#### [Set task]
Transcribe the material in full. Nothing should differ except that the pictures are left out.

#### [Collected data]

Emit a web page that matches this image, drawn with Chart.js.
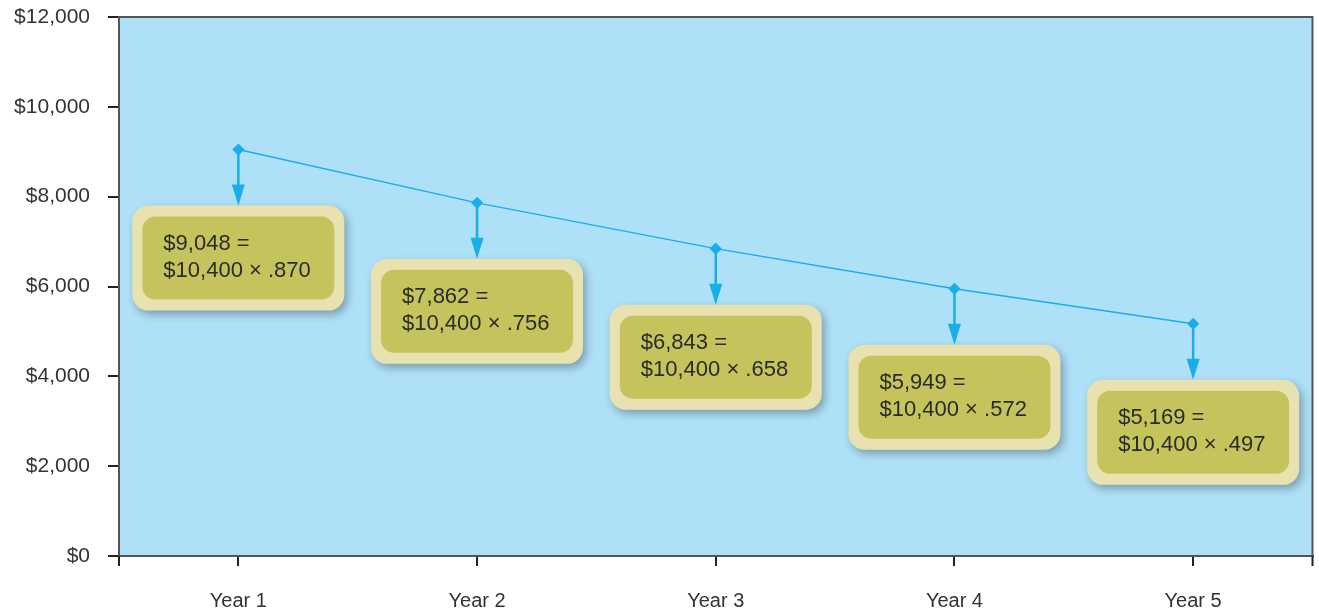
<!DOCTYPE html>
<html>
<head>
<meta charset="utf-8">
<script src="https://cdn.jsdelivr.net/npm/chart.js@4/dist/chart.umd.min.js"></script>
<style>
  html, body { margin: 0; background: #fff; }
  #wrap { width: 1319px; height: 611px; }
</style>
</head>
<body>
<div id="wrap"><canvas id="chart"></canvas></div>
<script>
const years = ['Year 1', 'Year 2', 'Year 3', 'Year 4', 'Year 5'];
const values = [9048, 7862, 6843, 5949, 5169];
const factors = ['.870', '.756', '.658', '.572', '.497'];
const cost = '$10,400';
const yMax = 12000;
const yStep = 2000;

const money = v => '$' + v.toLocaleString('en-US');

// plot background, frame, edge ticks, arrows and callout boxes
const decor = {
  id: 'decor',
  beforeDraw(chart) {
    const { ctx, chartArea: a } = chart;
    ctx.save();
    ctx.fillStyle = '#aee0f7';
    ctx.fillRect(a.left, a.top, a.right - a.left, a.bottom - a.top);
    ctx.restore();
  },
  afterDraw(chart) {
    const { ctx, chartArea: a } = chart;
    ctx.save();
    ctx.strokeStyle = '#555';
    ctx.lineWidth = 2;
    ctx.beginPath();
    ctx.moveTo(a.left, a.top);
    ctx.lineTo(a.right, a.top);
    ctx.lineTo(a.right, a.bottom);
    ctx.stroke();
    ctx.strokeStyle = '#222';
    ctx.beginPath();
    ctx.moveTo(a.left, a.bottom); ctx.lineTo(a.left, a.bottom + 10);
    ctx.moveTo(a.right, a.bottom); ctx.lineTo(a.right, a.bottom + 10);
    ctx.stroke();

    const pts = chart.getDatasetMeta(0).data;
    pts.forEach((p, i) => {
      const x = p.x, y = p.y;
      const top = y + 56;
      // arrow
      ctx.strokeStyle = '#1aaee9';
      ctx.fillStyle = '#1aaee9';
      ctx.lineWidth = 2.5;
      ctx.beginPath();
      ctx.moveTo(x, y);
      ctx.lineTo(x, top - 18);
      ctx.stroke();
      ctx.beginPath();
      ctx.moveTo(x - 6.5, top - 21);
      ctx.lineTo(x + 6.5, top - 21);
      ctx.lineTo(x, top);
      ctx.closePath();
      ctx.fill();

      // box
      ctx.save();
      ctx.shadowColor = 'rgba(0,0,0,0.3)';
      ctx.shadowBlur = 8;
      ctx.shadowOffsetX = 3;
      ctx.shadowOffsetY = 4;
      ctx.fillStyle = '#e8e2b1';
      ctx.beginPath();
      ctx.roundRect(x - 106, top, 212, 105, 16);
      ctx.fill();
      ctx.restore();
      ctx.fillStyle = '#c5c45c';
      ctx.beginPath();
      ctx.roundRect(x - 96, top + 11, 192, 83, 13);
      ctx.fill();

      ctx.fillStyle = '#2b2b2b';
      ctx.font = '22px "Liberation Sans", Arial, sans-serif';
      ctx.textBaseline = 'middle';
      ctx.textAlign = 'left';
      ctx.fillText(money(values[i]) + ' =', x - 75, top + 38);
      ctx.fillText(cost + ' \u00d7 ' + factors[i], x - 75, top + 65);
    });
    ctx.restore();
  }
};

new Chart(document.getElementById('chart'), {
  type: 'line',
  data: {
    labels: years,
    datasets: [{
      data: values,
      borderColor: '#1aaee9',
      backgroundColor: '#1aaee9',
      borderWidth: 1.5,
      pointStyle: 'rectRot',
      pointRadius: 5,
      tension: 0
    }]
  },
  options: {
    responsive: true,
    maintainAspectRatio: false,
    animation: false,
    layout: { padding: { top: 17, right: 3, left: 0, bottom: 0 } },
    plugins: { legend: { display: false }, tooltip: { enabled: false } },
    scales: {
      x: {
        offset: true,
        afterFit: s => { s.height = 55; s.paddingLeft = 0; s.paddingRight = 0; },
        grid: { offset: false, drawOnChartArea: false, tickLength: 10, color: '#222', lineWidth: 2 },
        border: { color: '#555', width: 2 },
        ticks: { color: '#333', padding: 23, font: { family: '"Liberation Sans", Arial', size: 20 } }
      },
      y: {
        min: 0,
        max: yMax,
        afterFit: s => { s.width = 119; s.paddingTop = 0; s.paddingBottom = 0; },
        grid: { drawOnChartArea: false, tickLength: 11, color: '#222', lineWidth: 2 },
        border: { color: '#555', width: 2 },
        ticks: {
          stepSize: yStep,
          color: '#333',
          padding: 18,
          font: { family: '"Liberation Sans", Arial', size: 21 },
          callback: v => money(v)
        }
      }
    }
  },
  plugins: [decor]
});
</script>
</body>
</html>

#### [Reply to the task]
Emit a web page that matches this image, drawn with Chart.js.
<!DOCTYPE html>
<html>
<head>
<meta charset="utf-8">
<script src="https://cdn.jsdelivr.net/npm/chart.js@4/dist/chart.umd.min.js"></script>
<style>
  html, body { margin: 0; background: #fff; }
  #wrap { width: 1319px; height: 611px; }
</style>
</head>
<body>
<div id="wrap"><canvas id="chart"></canvas></div>
<script>
const years = ['Year 1', 'Year 2', 'Year 3', 'Year 4', 'Year 5'];
const values = [9048, 7862, 6843, 5949, 5169];
const factors = ['.870', '.756', '.658', '.572', '.497'];
const cost = '$10,400';
const yMax = 12000;
const yStep = 2000;

const money = v => '$' + v.toLocaleString('en-US');

// plot background, frame, edge ticks, arrows and callout boxes
const decor = {
  id: 'decor',
  beforeDraw(chart) {
    const { ctx, chartArea: a } = chart;
    ctx.save();
    ctx.fillStyle = '#aee0f7';
    ctx.fillRect(a.left, a.top, a.right - a.left, a.bottom - a.top);
    ctx.restore();
  },
  afterDraw(chart) {
    const { ctx, chartArea: a } = chart;
    ctx.save();
    ctx.strokeStyle = '#555';
    ctx.lineWidth = 2;
    ctx.beginPath();
    ctx.moveTo(a.left, a.top);
    ctx.lineTo(a.right, a.top);
    ctx.lineTo(a.right, a.bottom);
    ctx.stroke();
    ctx.strokeStyle = '#222';
    ctx.beginPath();
    ctx.moveTo(a.left, a.bottom); ctx.lineTo(a.left, a.bottom + 10);
    ctx.moveTo(a.right, a.bottom); ctx.lineTo(a.right, a.bottom + 10);
    ctx.stroke();

    const pts = chart.getDatasetMeta(0).data;
    pts.forEach((p, i) => {
      const x = p.x, y = p.y;
      const top = y + 56;
      // arrow
      ctx.strokeStyle = '#1aaee9';
      ctx.fillStyle = '#1aaee9';
      ctx.lineWidth = 2.5;
      ctx.beginPath();
      ctx.moveTo(x, y);
      ctx.lineTo(x, top - 18);
      ctx.stroke();
      ctx.beginPath();
      ctx.moveTo(x - 6.5, top - 21);
      ctx.lineTo(x + 6.5, top - 21);
      ctx.lineTo(x, top);
      ctx.closePath();
      ctx.fill();

      // box
      ctx.save();
      ctx.shadowColor = 'rgba(0,0,0,0.3)';
      ctx.shadowBlur = 8;
      ctx.shadowOffsetX = 3;
      ctx.shadowOffsetY = 4;
      ctx.fillStyle = '#e8e2b1';
      ctx.beginPath();
      ctx.roundRect(x - 106, top, 212, 105, 16);
      ctx.fill();
      ctx.restore();
      ctx.fillStyle = '#c5c45c';
      ctx.beginPath();
      ctx.roundRect(x - 96, top + 11, 192, 83, 13);
      ctx.fill();

      ctx.fillStyle = '#2b2b2b';
      ctx.font = '22px "Liberation Sans", Arial, sans-serif';
      ctx.textBaseline = 'middle';
      ctx.textAlign = 'left';
      ctx.fillText(money(values[i]) + ' =', x - 75, top + 38);
      ctx.fillText(cost + ' \u00d7 ' + factors[i], x - 75, top + 65);
    });
    ctx.restore();
  }
};

new Chart(document.getElementById('chart'), {
  type: 'line',
  data: {
    labels: years,
    datasets: [{
      data: values,
      borderColor: '#1aaee9',
      backgroundColor: '#1aaee9',
      borderWidth: 1.5,
      pointStyle: 'rectRot',
      pointRadius: 5,
      tension: 0
    }]
  },
  options: {
    responsive: true,
    maintainAspectRatio: false,
    animation: false,
    layout: { padding: { top: 17, right: 3, left: 0, bottom: 0 } },
    plugins: { legend: { display: false }, tooltip: { enabled: false } },
    scales: {
      x: {
        offset: true,
        afterFit: s => { s.height = 55; s.paddingLeft = 0; s.paddingRight = 0; },
        grid: { offset: false, drawOnChartArea: false, tickLength: 10, color: '#222', lineWidth: 2 },
        border: { color: '#555', width: 2 },
        ticks: { color: '#333', padding: 23, font: { family: '"Liberation Sans", Arial', size: 20 } }
      },
      y: {
        min: 0,
        max: yMax,
        afterFit: s => { s.width = 119; s.paddingTop = 0; s.paddingBottom = 0; },
        grid: { drawOnChartArea: false, tickLength: 11, color: '#222', lineWidth: 2 },
        border: { color: '#555', width: 2 },
        ticks: {
          stepSize: yStep,
          color: '#333',
          padding: 18,
          font: { family: '"Liberation Sans", Arial', size: 21 },
          callback: v => money(v)
        }
      }
    }
  },
  plugins: [decor]
});
</script>
</body>
</html>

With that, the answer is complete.